Delays at Voisey’s Bay a boon for Aussie projects

Back in December 1995, mining financier Robert Friedland went to Kalgoorlie, the gold capital of Australia, to let Australians know just what impact the Voisey’s Bay nickel project would have on the global nickel market.

Friedland was a great storyteller and he proceeded to chill the Aussies to the bone. Those who were not numbed by his statistics were stung into action — they had to get their new nickel projects going before Voisey’s Bay took up a large slice of the nickel production market and, in the process, cheapened the price.

A lot of water has flowed under the bridge since Friedland attended the 1995 Australian Nickel Conference, including the fact that Voisey’s Bay is no longer in the hands of his Diamond Field Resources. As we all know, it was sold to the biggest bidder, Inco, which had outbid rival Falconbridge for the project that graces Labrador’s east coast.

It would be trite to say Inco (N-T) today might rue the fact it beat Falconbridge to Voisey’s Bay. Still, the project remains the behemoth of the future. Currently, however, it is plagued by native title problems (something Australian miners understand only too well), a downcycle for the nickel price, and a political impasse between Inco and the Newfoundland government.

Inco says Voisey’s Bay now won’t make its 2000 commissioning deadline, and some Australian analysts now believe Voisey’s Bay may not be up and running until 2003 or later.

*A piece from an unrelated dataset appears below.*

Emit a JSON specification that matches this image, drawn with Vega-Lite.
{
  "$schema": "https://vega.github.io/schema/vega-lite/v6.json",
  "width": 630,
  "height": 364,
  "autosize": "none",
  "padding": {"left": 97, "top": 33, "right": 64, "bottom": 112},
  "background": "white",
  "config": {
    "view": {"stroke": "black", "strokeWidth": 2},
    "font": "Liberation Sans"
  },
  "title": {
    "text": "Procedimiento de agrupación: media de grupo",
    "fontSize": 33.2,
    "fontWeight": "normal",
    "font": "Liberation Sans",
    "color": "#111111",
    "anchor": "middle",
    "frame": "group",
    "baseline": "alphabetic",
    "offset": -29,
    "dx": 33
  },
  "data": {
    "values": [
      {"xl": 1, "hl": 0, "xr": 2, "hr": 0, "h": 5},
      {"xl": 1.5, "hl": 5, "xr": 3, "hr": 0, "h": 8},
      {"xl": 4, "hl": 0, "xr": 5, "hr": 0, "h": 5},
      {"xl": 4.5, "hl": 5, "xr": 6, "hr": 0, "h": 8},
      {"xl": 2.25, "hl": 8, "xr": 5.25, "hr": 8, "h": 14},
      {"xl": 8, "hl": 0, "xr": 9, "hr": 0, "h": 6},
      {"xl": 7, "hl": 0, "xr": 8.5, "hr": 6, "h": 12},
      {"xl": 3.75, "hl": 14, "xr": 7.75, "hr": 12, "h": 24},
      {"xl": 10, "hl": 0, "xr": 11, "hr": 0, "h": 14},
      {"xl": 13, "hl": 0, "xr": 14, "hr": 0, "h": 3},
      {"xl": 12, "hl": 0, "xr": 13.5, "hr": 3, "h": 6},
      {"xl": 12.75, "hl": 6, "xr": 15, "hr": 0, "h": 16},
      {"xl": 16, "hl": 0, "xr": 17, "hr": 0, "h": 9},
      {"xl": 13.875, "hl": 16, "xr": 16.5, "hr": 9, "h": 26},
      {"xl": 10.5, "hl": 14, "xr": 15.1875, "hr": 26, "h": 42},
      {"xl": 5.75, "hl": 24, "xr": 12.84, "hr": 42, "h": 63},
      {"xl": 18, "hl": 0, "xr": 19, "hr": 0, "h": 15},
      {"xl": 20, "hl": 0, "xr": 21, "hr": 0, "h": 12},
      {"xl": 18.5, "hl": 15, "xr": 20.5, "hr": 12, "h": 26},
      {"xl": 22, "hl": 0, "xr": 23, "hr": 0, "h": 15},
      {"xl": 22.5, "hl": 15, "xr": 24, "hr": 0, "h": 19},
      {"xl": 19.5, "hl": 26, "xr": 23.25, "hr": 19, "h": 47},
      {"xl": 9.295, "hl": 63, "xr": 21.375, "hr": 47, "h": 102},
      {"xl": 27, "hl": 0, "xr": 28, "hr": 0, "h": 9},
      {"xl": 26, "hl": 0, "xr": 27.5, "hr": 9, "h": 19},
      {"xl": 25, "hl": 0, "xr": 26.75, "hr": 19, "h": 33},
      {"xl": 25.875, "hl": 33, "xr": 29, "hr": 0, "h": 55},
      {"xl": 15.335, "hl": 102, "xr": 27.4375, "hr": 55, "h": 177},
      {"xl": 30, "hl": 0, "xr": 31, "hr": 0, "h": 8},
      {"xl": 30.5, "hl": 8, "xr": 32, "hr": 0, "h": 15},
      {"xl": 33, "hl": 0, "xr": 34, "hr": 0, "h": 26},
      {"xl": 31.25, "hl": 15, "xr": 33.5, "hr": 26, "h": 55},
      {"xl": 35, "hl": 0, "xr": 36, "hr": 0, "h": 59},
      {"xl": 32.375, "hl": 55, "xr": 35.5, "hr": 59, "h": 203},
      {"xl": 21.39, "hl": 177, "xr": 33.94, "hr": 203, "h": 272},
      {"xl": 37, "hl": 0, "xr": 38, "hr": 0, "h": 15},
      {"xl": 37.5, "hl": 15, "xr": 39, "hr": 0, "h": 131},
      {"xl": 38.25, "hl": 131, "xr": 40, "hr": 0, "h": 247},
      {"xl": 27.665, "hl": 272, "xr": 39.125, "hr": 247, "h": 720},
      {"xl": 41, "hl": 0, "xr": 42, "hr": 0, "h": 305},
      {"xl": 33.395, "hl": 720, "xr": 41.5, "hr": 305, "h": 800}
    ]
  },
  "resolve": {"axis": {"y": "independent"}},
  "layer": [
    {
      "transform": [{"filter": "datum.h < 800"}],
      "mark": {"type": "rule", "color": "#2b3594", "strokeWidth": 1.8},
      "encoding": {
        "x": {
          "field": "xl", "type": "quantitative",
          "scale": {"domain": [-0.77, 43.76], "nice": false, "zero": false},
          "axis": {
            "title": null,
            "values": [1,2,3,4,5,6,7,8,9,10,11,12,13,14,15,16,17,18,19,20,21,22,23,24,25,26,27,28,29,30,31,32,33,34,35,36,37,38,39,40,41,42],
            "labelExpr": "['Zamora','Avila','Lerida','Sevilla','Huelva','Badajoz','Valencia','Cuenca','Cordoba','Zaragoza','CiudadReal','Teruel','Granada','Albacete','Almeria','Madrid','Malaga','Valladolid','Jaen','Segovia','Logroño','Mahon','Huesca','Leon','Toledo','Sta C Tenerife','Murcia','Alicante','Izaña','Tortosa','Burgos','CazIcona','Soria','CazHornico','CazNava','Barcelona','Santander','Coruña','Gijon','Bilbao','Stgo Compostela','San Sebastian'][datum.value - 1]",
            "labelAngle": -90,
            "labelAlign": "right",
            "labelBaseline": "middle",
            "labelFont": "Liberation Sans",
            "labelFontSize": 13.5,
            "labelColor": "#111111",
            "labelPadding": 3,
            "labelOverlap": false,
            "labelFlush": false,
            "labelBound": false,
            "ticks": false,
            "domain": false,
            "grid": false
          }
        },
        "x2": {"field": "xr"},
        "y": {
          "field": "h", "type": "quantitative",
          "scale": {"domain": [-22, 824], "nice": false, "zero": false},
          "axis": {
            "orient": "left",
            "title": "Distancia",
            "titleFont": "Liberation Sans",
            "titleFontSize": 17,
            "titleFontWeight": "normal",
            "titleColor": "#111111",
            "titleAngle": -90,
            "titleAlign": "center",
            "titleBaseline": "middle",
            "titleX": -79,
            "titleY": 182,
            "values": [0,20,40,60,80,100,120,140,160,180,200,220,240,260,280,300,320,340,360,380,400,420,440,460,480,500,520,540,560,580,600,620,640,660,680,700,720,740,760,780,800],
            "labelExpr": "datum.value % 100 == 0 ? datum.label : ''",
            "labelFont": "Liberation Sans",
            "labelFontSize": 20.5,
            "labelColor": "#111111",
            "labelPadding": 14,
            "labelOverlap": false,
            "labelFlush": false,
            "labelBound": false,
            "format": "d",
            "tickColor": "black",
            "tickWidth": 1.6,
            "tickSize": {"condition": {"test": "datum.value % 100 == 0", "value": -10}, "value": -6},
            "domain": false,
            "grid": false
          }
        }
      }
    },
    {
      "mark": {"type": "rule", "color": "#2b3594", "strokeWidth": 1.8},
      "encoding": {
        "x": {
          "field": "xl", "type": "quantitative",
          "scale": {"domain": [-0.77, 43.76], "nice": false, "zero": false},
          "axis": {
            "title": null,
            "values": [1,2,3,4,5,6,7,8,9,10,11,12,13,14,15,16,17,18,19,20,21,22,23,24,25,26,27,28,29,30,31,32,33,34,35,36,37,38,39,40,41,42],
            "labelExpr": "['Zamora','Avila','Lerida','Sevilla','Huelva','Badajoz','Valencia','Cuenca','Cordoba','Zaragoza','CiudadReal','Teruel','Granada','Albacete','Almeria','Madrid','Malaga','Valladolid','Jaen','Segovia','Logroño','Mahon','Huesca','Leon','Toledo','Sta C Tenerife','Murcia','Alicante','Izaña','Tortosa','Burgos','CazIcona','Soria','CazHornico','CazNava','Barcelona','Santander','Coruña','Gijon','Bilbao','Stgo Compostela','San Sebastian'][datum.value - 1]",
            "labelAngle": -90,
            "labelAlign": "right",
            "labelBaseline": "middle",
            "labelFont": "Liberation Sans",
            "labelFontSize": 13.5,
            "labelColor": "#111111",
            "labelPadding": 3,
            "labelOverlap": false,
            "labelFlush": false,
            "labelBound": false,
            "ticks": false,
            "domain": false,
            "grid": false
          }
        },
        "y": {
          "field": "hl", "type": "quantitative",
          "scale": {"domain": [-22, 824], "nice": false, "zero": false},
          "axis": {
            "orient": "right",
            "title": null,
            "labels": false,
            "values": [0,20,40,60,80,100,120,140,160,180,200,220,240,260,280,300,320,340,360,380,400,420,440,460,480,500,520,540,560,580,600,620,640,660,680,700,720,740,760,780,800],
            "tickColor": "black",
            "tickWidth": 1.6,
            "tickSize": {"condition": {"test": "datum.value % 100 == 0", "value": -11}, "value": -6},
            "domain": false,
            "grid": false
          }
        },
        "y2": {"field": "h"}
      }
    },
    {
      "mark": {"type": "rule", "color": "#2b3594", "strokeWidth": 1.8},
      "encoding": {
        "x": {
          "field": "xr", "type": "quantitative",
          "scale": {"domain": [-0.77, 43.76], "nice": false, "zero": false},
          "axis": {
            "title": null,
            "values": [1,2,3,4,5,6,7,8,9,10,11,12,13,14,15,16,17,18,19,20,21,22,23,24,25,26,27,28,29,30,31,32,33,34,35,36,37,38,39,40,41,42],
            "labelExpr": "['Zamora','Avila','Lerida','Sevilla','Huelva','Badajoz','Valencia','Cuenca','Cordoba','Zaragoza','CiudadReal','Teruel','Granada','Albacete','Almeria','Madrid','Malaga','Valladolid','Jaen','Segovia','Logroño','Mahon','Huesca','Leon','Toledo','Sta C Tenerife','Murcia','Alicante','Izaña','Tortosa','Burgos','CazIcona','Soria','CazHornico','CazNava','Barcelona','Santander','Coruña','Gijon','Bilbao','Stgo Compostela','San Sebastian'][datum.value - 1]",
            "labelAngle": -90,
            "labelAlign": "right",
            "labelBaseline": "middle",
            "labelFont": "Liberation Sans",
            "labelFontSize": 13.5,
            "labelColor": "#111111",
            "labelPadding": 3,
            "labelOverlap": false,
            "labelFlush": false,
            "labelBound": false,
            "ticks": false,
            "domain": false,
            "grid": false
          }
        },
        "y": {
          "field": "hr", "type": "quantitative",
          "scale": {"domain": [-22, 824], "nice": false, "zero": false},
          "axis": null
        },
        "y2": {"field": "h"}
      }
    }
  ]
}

This is the window of opportunity that the new wave of Australian nickel producers had been hoping for. Two large lateritic nickel projects in Western Australia — Anaconda Nickel’s Murrin Murrin and Centaur Mining & Exploration’s Cawse — are expected to join producer ranks in the lowest-production-cost quartiles. A third, Bulong, just east of Kalgoorlie, has been purchased by bold junior Preston Resources from established gold miner Resolute, and is expected to be in the middle ranks of production costs — ahead of the aging Kambalda operations of Western Mining Corp. (WMC)

These three projects are expected to bring in 63,000 tonnes per year of nickel metal production, with Murrin Murrin alone accounting for 43,000 tonnes.

Kambalda, situated southwest of Kalgoorlie, was the original heart of the Australian sulphide nickel mining operations, but it is now struggling with some of the same problems that are affecting the Sudbury Basin mines, not to mention industrial dislocation.

Kambalda put Australia into the sulphide nickel stakes, and, for most of the past three decades, was the reason WMC ranked third among producers in the Western World.

While WMC still dominates sulphide nickel production in Australia (along with other majors such as LionOre-QNI, which operates the Lake Johnston projects), the new production coming on-stream in the next year is represented by lateritic nickel-cobalt projects. In fact, about 70% of the aspiring new projects are based on laterites in Western Australia and Queensland.

Following the 1997 Australian Nickel Conference in Kalgoorlie last December, it was clear the Australian nickel mining scene was going to become more dynamic. No longer will it be dominated by WMC in the sulphides and QNI (controlled by Gencor of South Africa) through its international operations, with the Australian focus being on treating laterites from New Caledonia and Indonesia at its refinery near Townsville, Queensland.

The concern among Australian mining analysts is that the three new West Australian operators will have their sums right, particularly as one (Anaconda) has, and another (Preston) may have, delved into junk bond financing.

Should they succeed, as most believe they will, then their lower costs will put added pressure on the old and deepening sulphide mines in Canada and at Kambalda, while providing the green light for a host of other Australian laterite projects now at the blueprint stage.

Also coming forward are laterite projects in Indonesia and New Caledonia. These are unlikely to be sons of Busang, for they include BHP’s Gag Island and other projects that have to meet the scrutiny of Australia’s solid reporting standards.

A study by an Australian stockbroking firm last year showed that, by 2003, the top three producers in the Western World (Inco, Falconbridge and WMC), which now account for 42% of global production, will be down to 38%.

It will be interesting to see at what stage Inco’s Voisey’s Bay will be in 2003. Certainly, WMC will be heading into the cellar, unless it regains the lust for nickel it had in the 1970s and 1980s.

— The author is a principle of Louthean Publishing in Western Australia, which publishes Gold Mining Journal, Paydirt and mining annuals on Australia, New Zealand and South Africa.